--- START DATA PROVIDED ---

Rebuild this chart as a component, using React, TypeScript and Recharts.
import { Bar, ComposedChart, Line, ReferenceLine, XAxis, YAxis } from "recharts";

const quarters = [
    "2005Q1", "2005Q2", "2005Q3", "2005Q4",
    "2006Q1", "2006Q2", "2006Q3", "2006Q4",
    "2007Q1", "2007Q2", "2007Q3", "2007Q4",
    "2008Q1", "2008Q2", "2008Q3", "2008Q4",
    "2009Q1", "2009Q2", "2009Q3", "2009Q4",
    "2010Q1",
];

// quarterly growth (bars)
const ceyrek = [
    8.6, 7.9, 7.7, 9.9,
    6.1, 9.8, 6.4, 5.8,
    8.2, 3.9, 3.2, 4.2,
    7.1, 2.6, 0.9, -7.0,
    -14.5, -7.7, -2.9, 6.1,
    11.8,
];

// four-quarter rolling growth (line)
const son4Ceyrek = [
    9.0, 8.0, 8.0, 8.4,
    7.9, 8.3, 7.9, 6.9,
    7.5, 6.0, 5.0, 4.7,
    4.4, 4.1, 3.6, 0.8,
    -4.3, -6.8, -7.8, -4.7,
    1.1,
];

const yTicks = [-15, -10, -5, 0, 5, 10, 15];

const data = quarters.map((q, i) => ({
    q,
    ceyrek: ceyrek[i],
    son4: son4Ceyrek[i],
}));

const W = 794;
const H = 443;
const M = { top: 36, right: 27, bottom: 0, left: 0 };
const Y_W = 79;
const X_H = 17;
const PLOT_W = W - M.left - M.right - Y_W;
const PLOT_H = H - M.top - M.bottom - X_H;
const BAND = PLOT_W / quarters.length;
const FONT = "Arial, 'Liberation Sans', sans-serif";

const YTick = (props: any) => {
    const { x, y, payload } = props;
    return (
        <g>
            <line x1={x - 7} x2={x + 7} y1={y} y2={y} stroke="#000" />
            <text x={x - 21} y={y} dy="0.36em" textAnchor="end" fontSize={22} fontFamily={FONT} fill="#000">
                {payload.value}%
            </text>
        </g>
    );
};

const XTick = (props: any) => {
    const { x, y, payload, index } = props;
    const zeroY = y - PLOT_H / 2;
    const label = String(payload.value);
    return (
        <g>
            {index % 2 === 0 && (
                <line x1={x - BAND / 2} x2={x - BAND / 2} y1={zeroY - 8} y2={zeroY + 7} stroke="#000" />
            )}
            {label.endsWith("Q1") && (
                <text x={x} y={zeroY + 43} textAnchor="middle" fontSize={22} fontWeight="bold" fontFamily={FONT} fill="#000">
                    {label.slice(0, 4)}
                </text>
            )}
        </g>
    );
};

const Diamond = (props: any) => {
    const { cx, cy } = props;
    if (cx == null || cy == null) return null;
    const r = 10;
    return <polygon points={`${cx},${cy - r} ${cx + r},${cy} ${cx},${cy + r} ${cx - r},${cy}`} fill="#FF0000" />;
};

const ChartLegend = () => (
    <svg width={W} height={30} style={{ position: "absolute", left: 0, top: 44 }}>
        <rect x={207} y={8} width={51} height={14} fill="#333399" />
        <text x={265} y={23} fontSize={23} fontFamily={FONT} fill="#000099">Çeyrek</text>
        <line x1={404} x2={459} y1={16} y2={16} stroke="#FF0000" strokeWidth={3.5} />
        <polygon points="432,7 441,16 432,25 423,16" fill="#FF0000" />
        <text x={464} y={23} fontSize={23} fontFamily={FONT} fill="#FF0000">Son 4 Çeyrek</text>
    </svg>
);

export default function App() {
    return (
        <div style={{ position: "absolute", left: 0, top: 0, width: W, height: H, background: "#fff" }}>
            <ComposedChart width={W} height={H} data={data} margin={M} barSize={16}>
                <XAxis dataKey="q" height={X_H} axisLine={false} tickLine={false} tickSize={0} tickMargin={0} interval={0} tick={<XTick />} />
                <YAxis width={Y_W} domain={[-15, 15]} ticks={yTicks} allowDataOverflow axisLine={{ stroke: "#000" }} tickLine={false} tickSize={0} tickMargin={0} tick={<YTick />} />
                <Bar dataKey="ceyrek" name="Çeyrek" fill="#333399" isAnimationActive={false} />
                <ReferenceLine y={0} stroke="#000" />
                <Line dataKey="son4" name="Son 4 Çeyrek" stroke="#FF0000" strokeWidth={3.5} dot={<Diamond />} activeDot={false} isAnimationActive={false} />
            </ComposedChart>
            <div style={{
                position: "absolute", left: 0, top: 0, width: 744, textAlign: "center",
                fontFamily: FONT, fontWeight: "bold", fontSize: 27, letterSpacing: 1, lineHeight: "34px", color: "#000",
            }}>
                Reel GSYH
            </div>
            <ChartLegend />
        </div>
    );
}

--- END DATA PROVIDED ---

▶ EXERCISE GOAL
Give the listing above again, word for word.

▶ REPLY
Rebuild this chart as a component, using React, TypeScript and Recharts.
import { Bar, ComposedChart, Line, ReferenceLine, XAxis, YAxis } from "recharts";

const quarters = [
    "2005Q1", "2005Q2", "2005Q3", "2005Q4",
    "2006Q1", "2006Q2", "2006Q3", "2006Q4",
    "2007Q1", "2007Q2", "2007Q3", "2007Q4",
    "2008Q1", "2008Q2", "2008Q3", "2008Q4",
    "2009Q1", "2009Q2", "2009Q3", "2009Q4",
    "2010Q1",
];

// quarterly growth (bars)
const ceyrek = [
    8.6, 7.9, 7.7, 9.9,
    6.1, 9.8, 6.4, 5.8,
    8.2, 3.9, 3.2, 4.2,
    7.1, 2.6, 0.9, -7.0,
    -14.5, -7.7, -2.9, 6.1,
    11.8,
];

// four-quarter rolling growth (line)
const son4Ceyrek = [
    9.0, 8.0, 8.0, 8.4,
    7.9, 8.3, 7.9, 6.9,
    7.5, 6.0, 5.0, 4.7,
    4.4, 4.1, 3.6, 0.8,
    -4.3, -6.8, -7.8, -4.7,
    1.1,
];

const yTicks = [-15, -10, -5, 0, 5, 10, 15];

const data = quarters.map((q, i) => ({
    q,
    ceyrek: ceyrek[i],
    son4: son4Ceyrek[i],
}));

const W = 794;
const H = 443;
const M = { top: 36, right: 27, bottom: 0, left: 0 };
const Y_W = 79;
const X_H = 17;
const PLOT_W = W - M.left - M.right - Y_W;
const PLOT_H = H - M.top - M.bottom - X_H;
const BAND = PLOT_W / quarters.length;
const FONT = "Arial, 'Liberation Sans', sans-serif";

const YTick = (props: any) => {
    const { x, y, payload } = props;
    return (
        <g>
            <line x1={x - 7} x2={x + 7} y1={y} y2={y} stroke="#000" />
            <text x={x - 21} y={y} dy="0.36em" textAnchor="end" fontSize={22} fontFamily={FONT} fill="#000">
                {payload.value}%
            </text>
        </g>
    );
};

const XTick = (props: any) => {
    const { x, y, payload, index } = props;
    const zeroY = y - PLOT_H / 2;
    const label = String(payload.value);
    return (
        <g>
            {index % 2 === 0 && (
                <line x1={x - BAND / 2} x2={x - BAND / 2} y1={zeroY - 8} y2={zeroY + 7} stroke="#000" />
            )}
            {label.endsWith("Q1") && (
                <text x={x} y={zeroY + 43} textAnchor="middle" fontSize={22} fontWeight="bold" fontFamily={FONT} fill="#000">
                    {label.slice(0, 4)}
                </text>
            )}
        </g>
    );
};

const Diamond = (props: any) => {
    const { cx, cy } = props;
    if (cx == null || cy == null) return null;
    const r = 10;
    return <polygon points={`${cx},${cy - r} ${cx + r},${cy} ${cx},${cy + r} ${cx - r},${cy}`} fill="#FF0000" />;
};

const ChartLegend = () => (
    <svg width={W} height={30} style={{ position: "absolute", left: 0, top: 44 }}>
        <rect x={207} y={8} width={51} height={14} fill="#333399" />
        <text x={265} y={23} fontSize={23} fontFamily={FONT} fill="#000099">Çeyrek</text>
        <line x1={404} x2={459} y1={16} y2={16} stroke="#FF0000" strokeWidth={3.5} />
        <polygon points="432,7 441,16 432,25 423,16" fill="#FF0000" />
        <text x={464} y={23} fontSize={23} fontFamily={FONT} fill="#FF0000">Son 4 Çeyrek</text>
    </svg>
);

export default function App() {
    return (
        <div style={{ position: "absolute", left: 0, top: 0, width: W, height: H, background: "#fff" }}>
            <ComposedChart width={W} height={H} data={data} margin={M} barSize={16}>
                <XAxis dataKey="q" height={X_H} axisLine={false} tickLine={false} tickSize={0} tickMargin={0} interval={0} tick={<XTick />} />
                <YAxis width={Y_W} domain={[-15, 15]} ticks={yTicks} allowDataOverflow axisLine={{ stroke: "#000" }} tickLine={false} tickSize={0} tickMargin={0} tick={<YTick />} />
                <Bar dataKey="ceyrek" name="Çeyrek" fill="#333399" isAnimationActive={false} />
                <ReferenceLine y={0} stroke="#000" />
                <Line dataKey="son4" name="Son 4 Çeyrek" stroke="#FF0000" strokeWidth={3.5} dot={<Diamond />} activeDot={false} isAnimationActive={false} />
            </ComposedChart>
            <div style={{
                position: "absolute", left: 0, top: 0, width: 744, textAlign: "center",
                fontFamily: FONT, fontWeight: "bold", fontSize: 27, letterSpacing: 1, lineHeight: "34px", color: "#000",
            }}>
                Reel GSYH
            </div>
            <ChartLegend />
        </div>
    );
}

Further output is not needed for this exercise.